_Work to do_: Drop every picture. Then return, exactly, the lines from the beginning of the listing below through the one containing "const yTicks = [-1,0,1,2,3,4];".

^^^^^^^^^^^^^^^^

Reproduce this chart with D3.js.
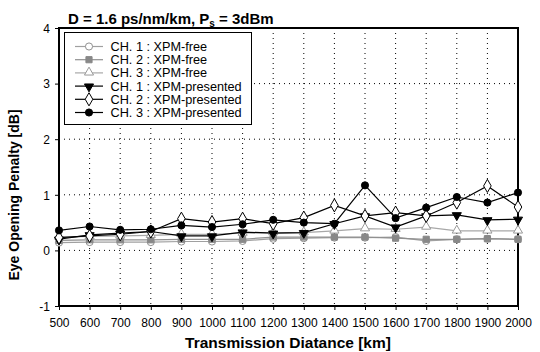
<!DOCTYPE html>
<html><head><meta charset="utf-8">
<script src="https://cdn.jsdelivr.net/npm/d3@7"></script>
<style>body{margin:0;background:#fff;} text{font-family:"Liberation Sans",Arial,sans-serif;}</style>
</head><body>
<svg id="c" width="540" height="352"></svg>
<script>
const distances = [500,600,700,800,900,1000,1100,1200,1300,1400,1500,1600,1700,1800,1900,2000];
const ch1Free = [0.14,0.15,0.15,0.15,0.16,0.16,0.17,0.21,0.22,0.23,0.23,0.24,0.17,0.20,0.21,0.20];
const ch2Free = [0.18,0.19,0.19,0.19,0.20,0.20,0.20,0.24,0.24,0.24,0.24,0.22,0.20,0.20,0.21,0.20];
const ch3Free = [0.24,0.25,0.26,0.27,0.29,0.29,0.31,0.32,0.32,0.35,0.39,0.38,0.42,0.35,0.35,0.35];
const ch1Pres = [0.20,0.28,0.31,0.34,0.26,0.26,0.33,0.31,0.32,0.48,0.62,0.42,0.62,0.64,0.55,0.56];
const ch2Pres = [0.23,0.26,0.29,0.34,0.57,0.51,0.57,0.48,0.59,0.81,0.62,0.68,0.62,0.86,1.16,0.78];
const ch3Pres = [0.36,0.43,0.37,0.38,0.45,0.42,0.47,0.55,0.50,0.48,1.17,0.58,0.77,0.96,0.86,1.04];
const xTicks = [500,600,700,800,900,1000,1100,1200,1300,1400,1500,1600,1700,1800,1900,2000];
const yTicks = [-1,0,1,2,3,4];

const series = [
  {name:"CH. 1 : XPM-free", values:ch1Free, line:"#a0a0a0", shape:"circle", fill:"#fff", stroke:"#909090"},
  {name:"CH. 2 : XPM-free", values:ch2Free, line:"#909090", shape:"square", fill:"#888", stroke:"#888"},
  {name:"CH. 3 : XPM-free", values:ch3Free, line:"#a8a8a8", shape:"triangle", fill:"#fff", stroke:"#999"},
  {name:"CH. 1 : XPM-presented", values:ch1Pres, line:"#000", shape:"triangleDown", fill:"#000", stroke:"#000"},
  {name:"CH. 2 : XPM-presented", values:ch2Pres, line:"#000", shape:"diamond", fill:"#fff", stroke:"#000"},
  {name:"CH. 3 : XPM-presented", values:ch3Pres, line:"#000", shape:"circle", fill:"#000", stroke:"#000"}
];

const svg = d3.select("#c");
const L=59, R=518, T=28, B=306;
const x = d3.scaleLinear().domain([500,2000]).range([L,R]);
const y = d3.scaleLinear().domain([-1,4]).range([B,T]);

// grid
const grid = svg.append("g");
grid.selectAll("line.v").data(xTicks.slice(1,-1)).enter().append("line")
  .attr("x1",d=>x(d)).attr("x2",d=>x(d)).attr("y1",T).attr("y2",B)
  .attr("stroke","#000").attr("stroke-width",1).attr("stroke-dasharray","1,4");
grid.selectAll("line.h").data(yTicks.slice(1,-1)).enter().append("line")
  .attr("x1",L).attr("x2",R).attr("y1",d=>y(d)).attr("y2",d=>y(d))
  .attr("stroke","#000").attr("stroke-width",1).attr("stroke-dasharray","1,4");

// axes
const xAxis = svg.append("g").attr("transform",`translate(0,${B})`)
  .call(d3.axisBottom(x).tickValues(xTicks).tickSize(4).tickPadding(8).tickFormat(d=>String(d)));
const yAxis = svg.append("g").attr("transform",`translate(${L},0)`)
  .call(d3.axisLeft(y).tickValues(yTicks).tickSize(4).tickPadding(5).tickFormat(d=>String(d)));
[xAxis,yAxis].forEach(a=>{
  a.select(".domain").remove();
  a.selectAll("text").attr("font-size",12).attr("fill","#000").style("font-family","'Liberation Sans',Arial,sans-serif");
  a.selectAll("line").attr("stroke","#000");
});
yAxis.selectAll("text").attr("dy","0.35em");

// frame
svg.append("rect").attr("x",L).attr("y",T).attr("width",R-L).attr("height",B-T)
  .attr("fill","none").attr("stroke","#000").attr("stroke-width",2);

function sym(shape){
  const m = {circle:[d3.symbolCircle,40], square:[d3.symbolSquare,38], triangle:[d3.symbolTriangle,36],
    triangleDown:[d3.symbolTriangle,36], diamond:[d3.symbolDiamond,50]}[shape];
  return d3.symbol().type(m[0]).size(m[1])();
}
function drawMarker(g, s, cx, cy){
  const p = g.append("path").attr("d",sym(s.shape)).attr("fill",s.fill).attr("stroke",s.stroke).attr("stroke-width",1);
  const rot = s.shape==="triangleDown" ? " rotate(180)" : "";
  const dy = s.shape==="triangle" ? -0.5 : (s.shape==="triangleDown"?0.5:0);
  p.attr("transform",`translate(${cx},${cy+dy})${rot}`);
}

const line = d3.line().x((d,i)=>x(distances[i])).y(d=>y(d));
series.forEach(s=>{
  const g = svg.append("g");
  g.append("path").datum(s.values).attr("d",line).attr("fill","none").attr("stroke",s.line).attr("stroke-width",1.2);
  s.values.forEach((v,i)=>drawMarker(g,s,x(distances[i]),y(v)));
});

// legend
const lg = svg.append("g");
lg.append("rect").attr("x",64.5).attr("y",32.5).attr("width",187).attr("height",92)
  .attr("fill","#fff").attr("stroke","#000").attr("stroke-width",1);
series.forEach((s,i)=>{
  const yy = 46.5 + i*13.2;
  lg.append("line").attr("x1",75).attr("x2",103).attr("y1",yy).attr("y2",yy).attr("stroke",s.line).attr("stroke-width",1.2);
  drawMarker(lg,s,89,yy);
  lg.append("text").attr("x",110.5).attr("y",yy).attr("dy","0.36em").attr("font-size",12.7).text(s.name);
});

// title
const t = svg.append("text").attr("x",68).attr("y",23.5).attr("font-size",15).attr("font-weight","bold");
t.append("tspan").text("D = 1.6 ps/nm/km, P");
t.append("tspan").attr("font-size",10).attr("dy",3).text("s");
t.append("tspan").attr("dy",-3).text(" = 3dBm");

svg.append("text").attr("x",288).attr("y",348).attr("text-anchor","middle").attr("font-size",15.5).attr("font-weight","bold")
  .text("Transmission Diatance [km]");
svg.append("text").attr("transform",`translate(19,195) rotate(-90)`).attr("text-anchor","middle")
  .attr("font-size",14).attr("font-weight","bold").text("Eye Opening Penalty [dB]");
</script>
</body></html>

^^^^^^^^^^^^^^^^

_Solution_:
Reproduce this chart with D3.js.
<!DOCTYPE html>
<html><head><meta charset="utf-8">
<script src="https://cdn.jsdelivr.net/npm/d3@7"></script>
<style>body{margin:0;background:#fff;} text{font-family:"Liberation Sans",Arial,sans-serif;}</style>
</head><body>
<svg id="c" width="540" height="352"></svg>
<script>
const distances = [500,600,700,800,900,1000,1100,1200,1300,1400,1500,1600,1700,1800,1900,2000];
const ch1Free = [0.14,0.15,0.15,0.15,0.16,0.16,0.17,0.21,0.22,0.23,0.23,0.24,0.17,0.20,0.21,0.20];
const ch2Free = [0.18,0.19,0.19,0.19,0.20,0.20,0.20,0.24,0.24,0.24,0.24,0.22,0.20,0.20,0.21,0.20];
const ch3Free = [0.24,0.25,0.26,0.27,0.29,0.29,0.31,0.32,0.32,0.35,0.39,0.38,0.42,0.35,0.35,0.35];
const ch1Pres = [0.20,0.28,0.31,0.34,0.26,0.26,0.33,0.31,0.32,0.48,0.62,0.42,0.62,0.64,0.55,0.56];
const ch2Pres = [0.23,0.26,0.29,0.34,0.57,0.51,0.57,0.48,0.59,0.81,0.62,0.68,0.62,0.86,1.16,0.78];
const ch3Pres = [0.36,0.43,0.37,0.38,0.45,0.42,0.47,0.55,0.50,0.48,1.17,0.58,0.77,0.96,0.86,1.04];
const xTicks = [500,600,700,800,900,1000,1100,1200,1300,1400,1500,1600,1700,1800,1900,2000];
const yTicks = [-1,0,1,2,3,4];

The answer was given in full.